Remember when Kristen Stewart caused a scandal by wearing Chuck Taylors on the red carpet? LOL. Welcome to 2018, where everything and nothing has changed. Red carpet events still have a very gender-specific dress code, and none more so than Cannes. (Remember how, in 2015, the film festival blocked women from screenings — including of Todd Hayes’s lesbian romance Carol, ironically — for not wearing heels?) At the Cannes screening of Spike Lee’s BlacKkKlansman yesterday, seemingly in a silent protest of outdated dress codes, Stewart straight-up kicked off her Louboutin heels and climbed the stairs barefoot, as photographers caught the whole thing on camera.
“There’s definitely a distinct dress code, right?” Kristen told The Hollywood Reporter at last year’s festival, while promoting her directorial debut Come Swim. “People get very upset at you if you don’t wear heels or something. But I feel like you can’t ask people that any more. It’s just kind of a given. If you’re not asking guys to wear heels and a dress, you cannot ask me either.”
At the first Cannes circuit since the downfall of Harvey Weinstein and the birth of #MeToo, red carpet protests aren’t just about shoes and dresses.

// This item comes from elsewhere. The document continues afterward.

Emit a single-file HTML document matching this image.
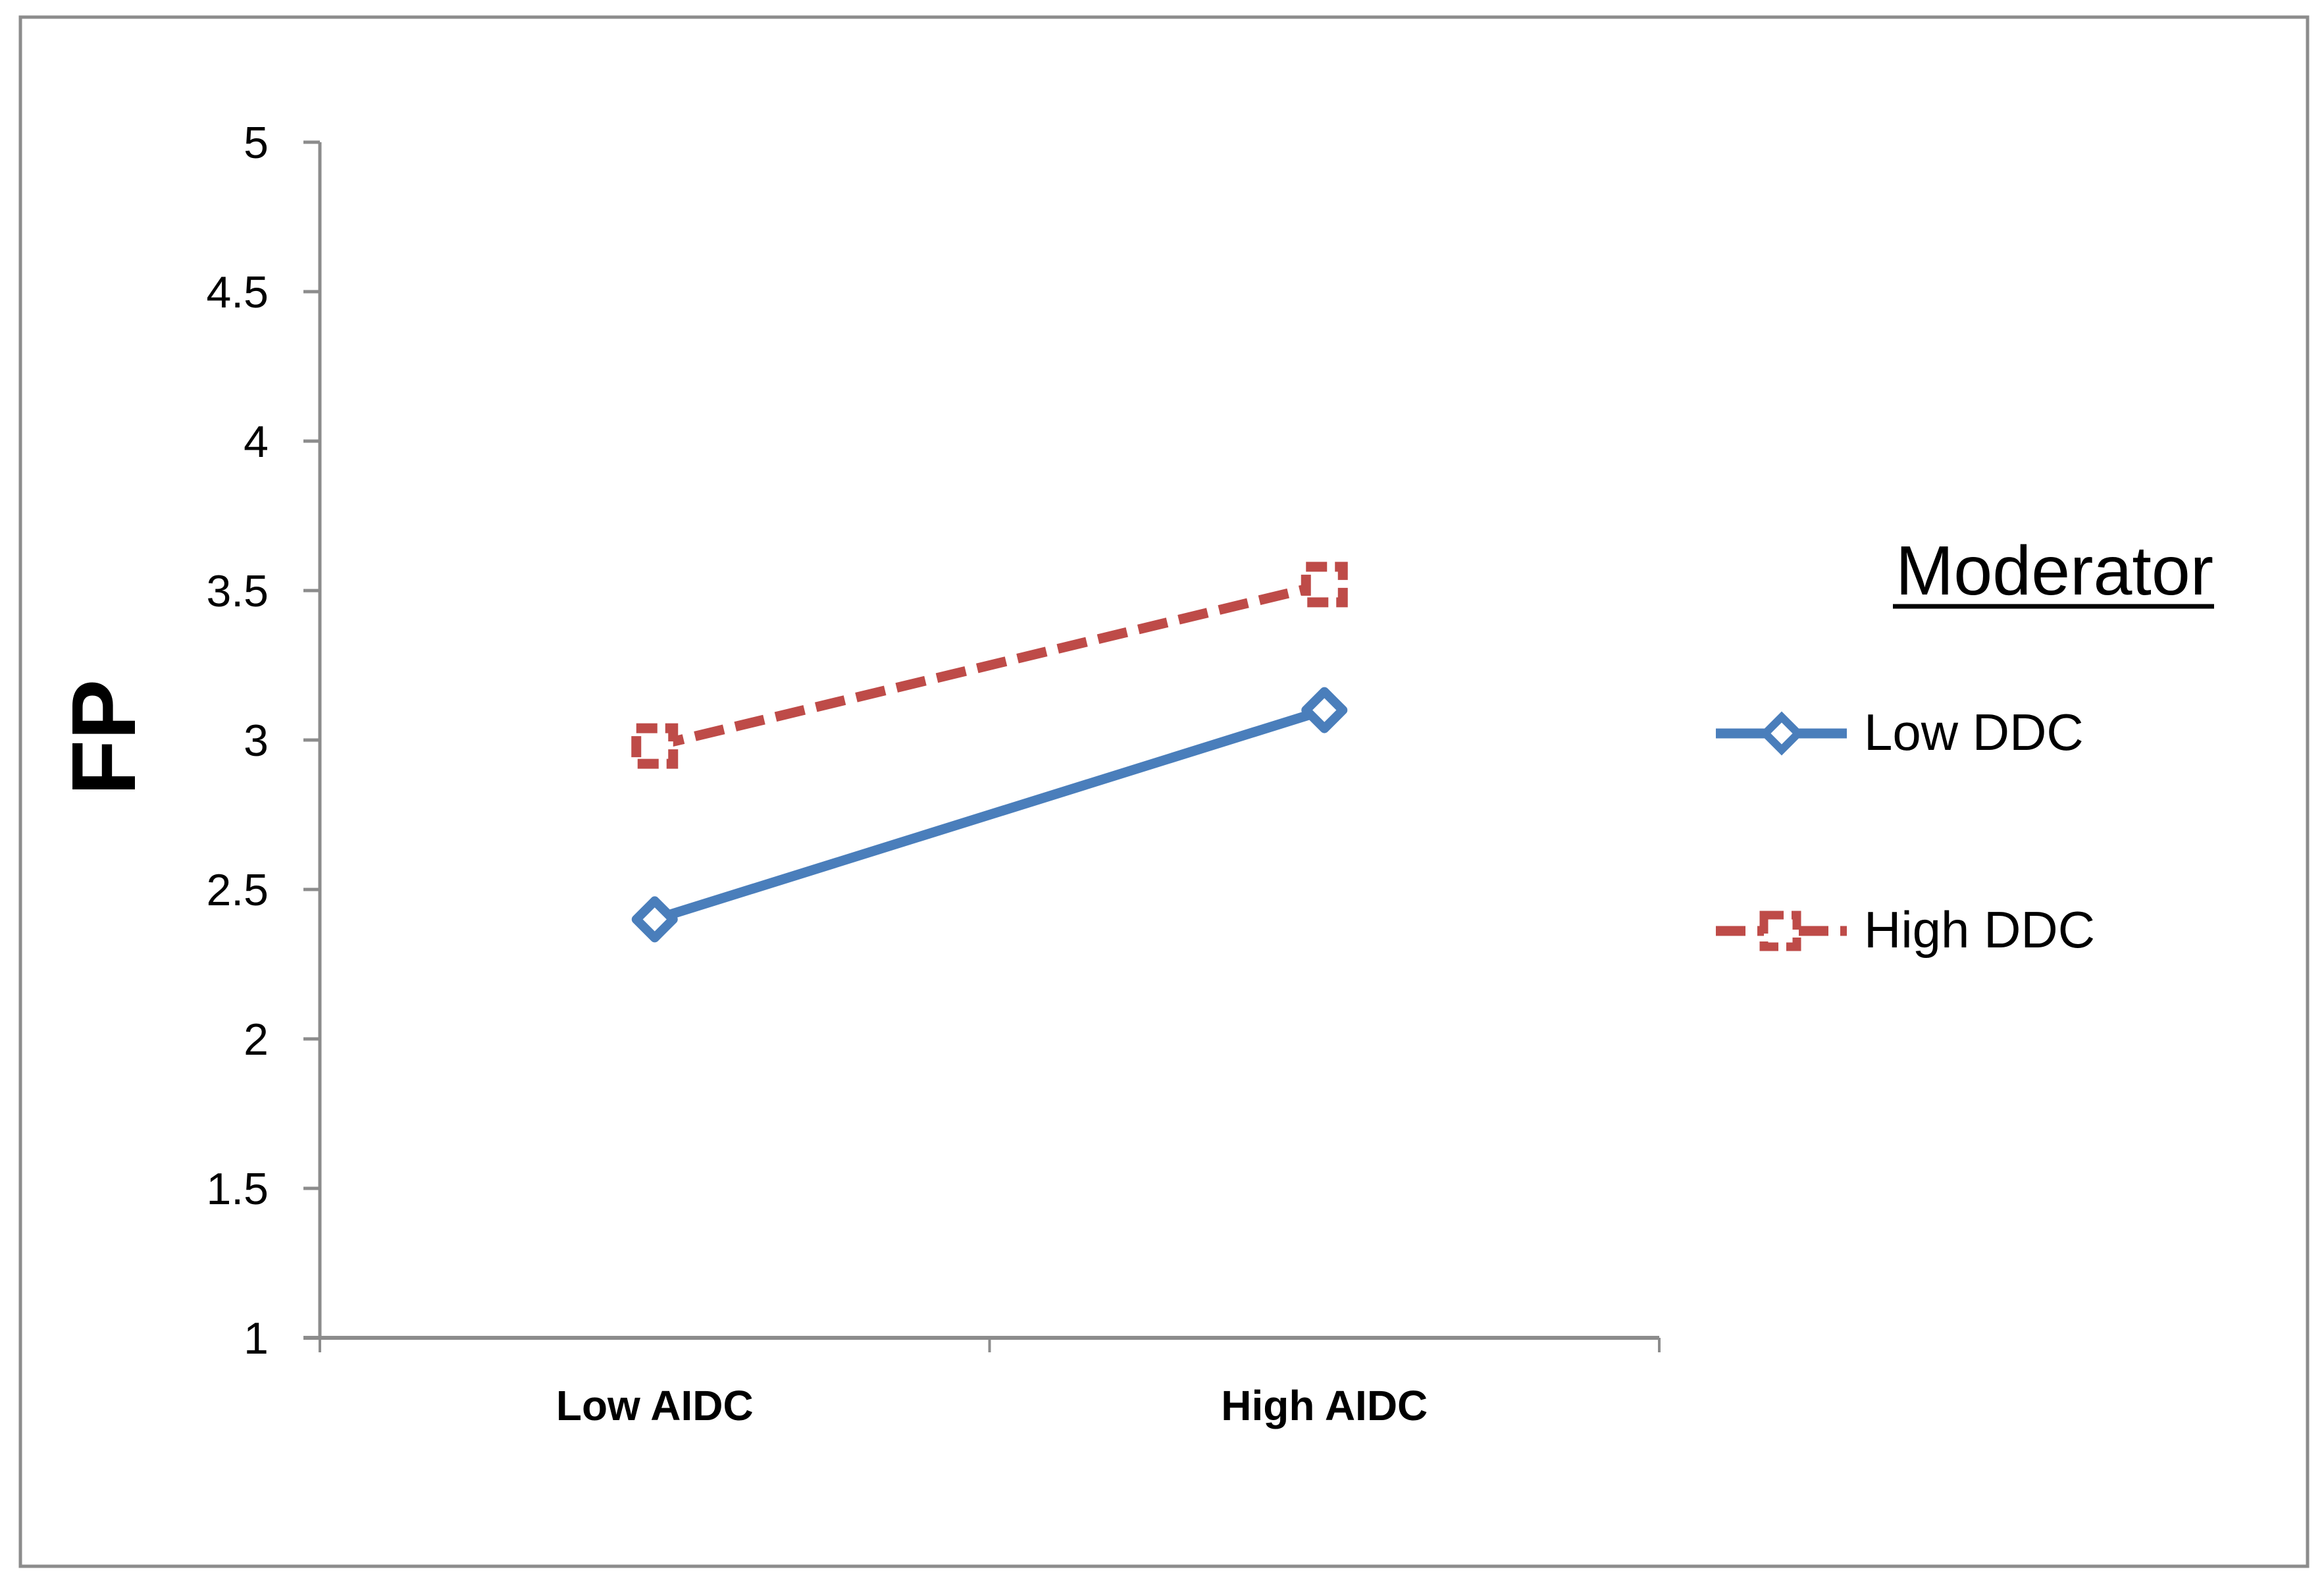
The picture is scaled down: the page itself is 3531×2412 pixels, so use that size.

Earlier in the week, 82 women — including Kristen, Cate Blanchett, Ava DuVernay, and Salma Hayek — staged a red carpet march calling for equal pay and equal representation.
82 is a significant number because it’s the number of female directors who’ve been chosen to compete at Cannes since the festival started in 1946 — compared with 1,600 male directors, none of whom have been ballsy enough to rock up barefoot.